After that, turn the mixer on high for 4-5 minutes. The icing should be very stiff at this point.

When working with the icing, make sure to keep the bowl covered with a damp towel to ensure that it doesn't dry out. If you put this icing in an air-tight container, it should save for weeks (just make sure to give it a good mixing before using it).



The order in which everything is piped is what made these cookies look so fantastic. By allowing time between different colors and layers for the icing to dry, the edges remain crisp and clean. Below is my very best R2D2. The first step for him was outlining the gray head and white body. This was done with flooding-consistency icing and a #2 Wilton tip. While this was drying, I mixed a little royal blue icing, and watered it down to a stiff-ish flooding consistency. I then used my #2 tip to pipe all of the blue pieces. Once the blue icing was dry to the touch, I flooded the gray head, the gray detail on his torso, and his white body. After another hour, he was ready for the black eyepiece and the white detailing (stiff icing consistency and a #1 tip).


After mixing a darker gray icing to flooding consistency, it was time to tackle the Death Star, TIE Fighter, and Millennium Falcon. The first step is to pipe the base of each of these cookies. In order to get a clean edge, I would use a toothpick on any freshly piped icing to shape it the way that I wanted. After the first layer dried, I piped a small black circle in the center of the TIE Fighter and then finished the rest of the detailing with a #1 tip and some light gray icing. I wasn’t exactly sure of the best way to depict an unfinished Death Star (short of actually biting off chunks of cookie) so I ended up with the below interpretation. Close enough.

MF_logo Fighter_logo Death_Star_Unfinished_logo Death_Star_Unfinished_logo

Darth Vader and the “Star Wars” logo cookies were both decorated with the some kind of chocolate icing that I used in my grand piano sugar cookies. The last time I made the chocolate icing, it didn’t matter if the piano was pure black but it was really important to me that my Vader was as black as possible. I mean, gray Vader just isn’t intimidating. As a result, I ended up adding WAAAAAYYYY more black dye than I did with my pianos.

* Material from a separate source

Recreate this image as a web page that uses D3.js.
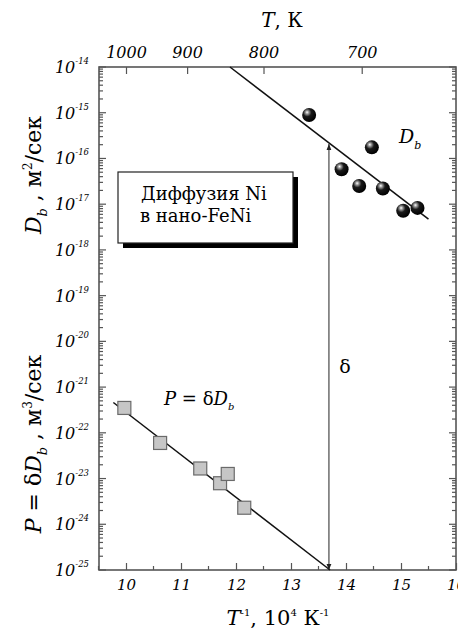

I guarantee that this black icing stained a few tongues (totally worth it). Using flooding-consistency icing, I piped the square background for the logo and filled in Vader’s head. After that layer dried (and it took a long time for some reason) I used a #1 tip and some bright yellow (stiff) icing to write “Star Wars”. The stiff consistency was key for this. I also whipped up a batch of stiff black icing for the detailing on Vader. Once again using a #1 tip, I outlined his helmet and drew in his intimidating stare.

Star_wars Darth

The cookies that turned out the absolute best were my Boba Fetts. I’m not sure if it’s because he was colorful compared to the other cookies, but he most certainly stood apart from the others. For him, I started by piping the “T” shape in black and the little white dent. After that, I piped the dark green (then let it dry) followed by the maroon (once again, let it dry) and then finally the lighter green of the rest of his helmet. I used a #1 tip to add his antenna and little yellow stripes.



whatwentwrongThis post wouldn’t be complete without a “What Went Wrong” entry. In my last post I talked about Badger, my cute yet grumpy puppy. She’s so small that she doesn’t really cause much of a problem around the house. But then there’s Moose. Moose is our big goldendoodle puppy. And she loooooves to cause trouble. More than once she has eaten my baked goods. In her life, she has stolen cookies, cheesecakes, brownies, and then chased it all with a little bit of eggnog. Now I know what you’re thinking: “Stupid Becca, just put the food in a higher place!” You see, we have actually caught her ON TOP OF the kitchen table before. Like, all 4 legs standing on top of the kitchen table. There are limited surfaces in our home that are high enough to evade her gaping maw. As a result, sometimes cookies end up on a table but I typically surround them with a cage of wire drying racks. This time, obviously, my system wasn’t enough to discourage her from chowing down on a Millennium Falcon and a couple of Death Stars. From what I can tell, she had used her paws to drag the tray towards the edge of the table and then proceeded to scarf as many cookies down as possible before I caught her red-pawed. Moral of the story is to eat all of your cookies quickly before your dog does. If only the Rebel Alliance had known the Death Star’s true weakness: a hungry puppy.